Retype the opening lines of the listing below, ending with the line that contains "1.36, 1.35, 1.35];", and leave out any pictures.

**SOURCE EXCERPT:**
★ ★ ★ ★ ★

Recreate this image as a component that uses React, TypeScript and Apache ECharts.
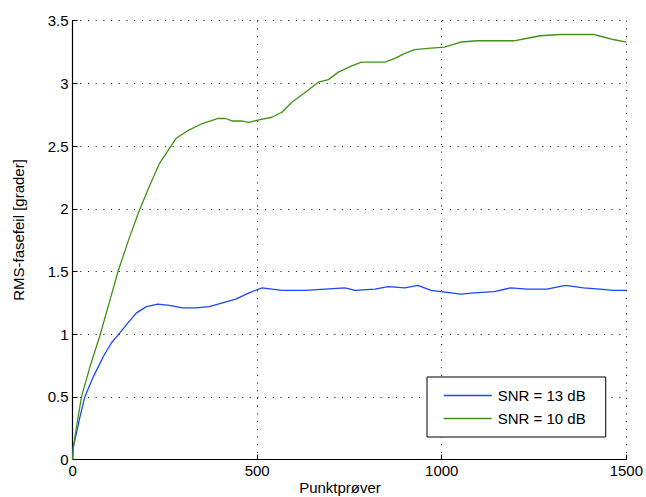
import React, { useEffect, useRef } from "react";
import * as echarts from "echarts";

// Sample index (x) and RMS phase error in degrees (y) for each SNR
const snr13X = [0, 2, 20, 33, 56, 83, 105, 128, 150, 173, 200, 231, 262, 298, 334, 370, 406, 442, 478, 513, 567, 630, 684, 738, 765, 819, 855, 900, 935, 971, 998, 1052, 1088, 1142, 1187, 1232, 1285, 1335, 1384, 1429, 1465, 1500];
const snr13Y = [0, 0.1, 0.34, 0.5, 0.66, 0.82, 0.93, 1.01, 1.09, 1.17, 1.22, 1.24, 1.23, 1.21, 1.21, 1.22, 1.25, 1.28, 1.33, 1.37, 1.35, 1.35, 1.36, 1.37, 1.35, 1.36, 1.38, 1.37, 1.39, 1.35, 1.34, 1.32, 1.33, 1.34, 1.37, 1.36, 1.36, 1.39, 1.37, 1.36, 1.35, 1.35];

const snr10X = [0, 2, 10, 24, 47, 74, 101, 123, 155, 180, 208, 235, 262, 280, 316, 352, 392, 415, 433, 460, 478, 505, 540, 567, 594, 626, 666, 693, 720, 756, 783, 846, 873, 900, 927, 962, 1007, 1052, 1097, 1142, 1196, 1232, 1267, 1321, 1375, 1411, 1438, 1465, 1500];
const snr10Y = [0, 0.1, 0.25, 0.5, 0.74, 0.99, 1.27, 1.5, 1.78, 1.98, 2.18, 2.36, 2.48, 2.56, 2.63, 2.68, 2.72, 2.72, 2.7, 2.7, 2.69, 2.71, 2.73, 2.77, 2.85, 2.92, 3.01, 3.03, 3.09, 3.14, 3.17, 3.17, 3.2, 3.24, 3.27, 3.28, 3.29, 3.33, 3.34, 3.34, 3.34, 3.36, 3.38, 3.39, 3.39, 3.39, 3.37, 3.35, 3.33];

const seriesNames = ["SNR = 13 dB", "SNR = 10 dB"];
const xTitle = "Punktprøver";
const yTitle = "RMS-fasefeil [grader]";

const FONT = "'Liberation Sans', Arial, Helvetica, sans-serif";

const pairs = (xs: number[], ys: number[]) => xs.map((x, i) => [x, ys[i]]);

const dotted = { color: "#000", width: 1, type: [1, 6.7] as number[] };

export default function App() {
  const ref = useRef<HTMLDivElement>(null);

  useEffect(() => {
    if (!ref.current) return;
    const chart = echarts.init(ref.current, undefined, { renderer: "svg" });
    chart.setOption({
      animation: false,
      backgroundColor: "#fff",
      grid: { left: 72.6, right: 16.3, top: 20.7, bottom: 37.4, containLabel: false },
      xAxis: {
        type: "value",
        min: 0,
        max: 1500,
        interval: 500,
        axisLine: { show: true, lineStyle: { color: "#000", width: 1.2 } },
        axisTick: { show: true, inside: true, length: 5, lineStyle: { color: "#000" } },
        axisLabel: {
          color: "#000",
          fontSize: 15,
          fontFamily: FONT,
          margin: 3,
          formatter: (v: number) => String(v),
        },
        splitLine: { show: true, lineStyle: dotted },
      },
      yAxis: {
        type: "value",
        min: 0,
        max: 3.5,
        interval: 0.5,
        axisLine: { show: true, lineStyle: { color: "#000", width: 1.2 } },
        axisTick: { show: true, inside: true, length: 5, lineStyle: { color: "#000" } },
        axisLabel: {
          color: "#000",
          fontSize: 15,
          fontFamily: FONT,
          margin: 4,
          formatter: (v: number) => String(v),
        },
        splitLine: { show: true, lineStyle: dotted },
      },
      legend: {
        left: 427,
        top: 377,
        orient: "vertical",
        data: seriesNames,
        itemWidth: 48,
        itemHeight: 14,
        itemGap: 8,
        padding: [11, 20, 11, 16],
        backgroundColor: "#fff",
        borderColor: "#000",
        borderWidth: 1,
        borderRadius: 0,
        itemStyle: { opacity: 0 },
        lineStyle: { width: 1.5 },
        textStyle: { color: "#000", fontSize: 15, fontFamily: FONT, padding: [0, 0, 0, 1] },
      },
      graphic: [
        {
          type: "text",
          x: 340,
          y: 487,
          style: {
            text: xTitle,
            fill: "#000",
            font: `15px ${FONT}`,
            textAlign: "center",
            textVerticalAlign: "middle",
          },
        },
        {
          type: "text",
          x: 18.5,
          y: 230,
          rotation: Math.PI / 2,
          style: {
            text: yTitle,
            fill: "#000",
            font: `15px ${FONT}`,
            textAlign: "center",
            textVerticalAlign: "middle",
          },
        },
      ],
      series: [
        {
          name: seriesNames[0],
          type: "line",
          data: pairs(snr13X, snr13Y),
          showSymbol: false,
          symbol: "none",
          lineStyle: { color: "#1c46ff", width: 1.3 },
          itemStyle: { color: "#1c46ff" },
        },
        {
          name: seriesNames[1],
          type: "line",
          data: pairs(snr10X, snr10Y),
          showSymbol: false,
          symbol: "none",
          lineStyle: { color: "#3f9314", width: 1.3 },
          itemStyle: { color: "#3f9314" },
        },
      ],
    });
    return () => chart.dispose();
  }, []);

  return (
    <div
      ref={ref}
      style={{ position: "absolute", left: 0, top: 0, width: 646, height: 497 }}
    />
  );
}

★ ★ ★ ★ ★

**RESPONSE BELOW:**
Recreate this image as a component that uses React, TypeScript and Apache ECharts.
import React, { useEffect, useRef } from "react";
import * as echarts from "echarts";

// Sample index (x) and RMS phase error in degrees (y) for each SNR
const snr13X = [0, 2, 20, 33, 56, 83, 105, 128, 150, 173, 200, 231, 262, 298, 334, 370, 406, 442, 478, 513, 567, 630, 684, 738, 765, 819, 855, 900, 935, 971, 998, 1052, 1088, 1142, 1187, 1232, 1285, 1335, 1384, 1429, 1465, 1500];
const snr13Y = [0, 0.1, 0.34, 0.5, 0.66, 0.82, 0.93, 1.01, 1.09, 1.17, 1.22, 1.24, 1.23, 1.21, 1.21, 1.22, 1.25, 1.28, 1.33, 1.37, 1.35, 1.35, 1.36, 1.37, 1.35, 1.36, 1.38, 1.37, 1.39, 1.35, 1.34, 1.32, 1.33, 1.34, 1.37, 1.36, 1.36, 1.39, 1.37, 1.36, 1.35, 1.35];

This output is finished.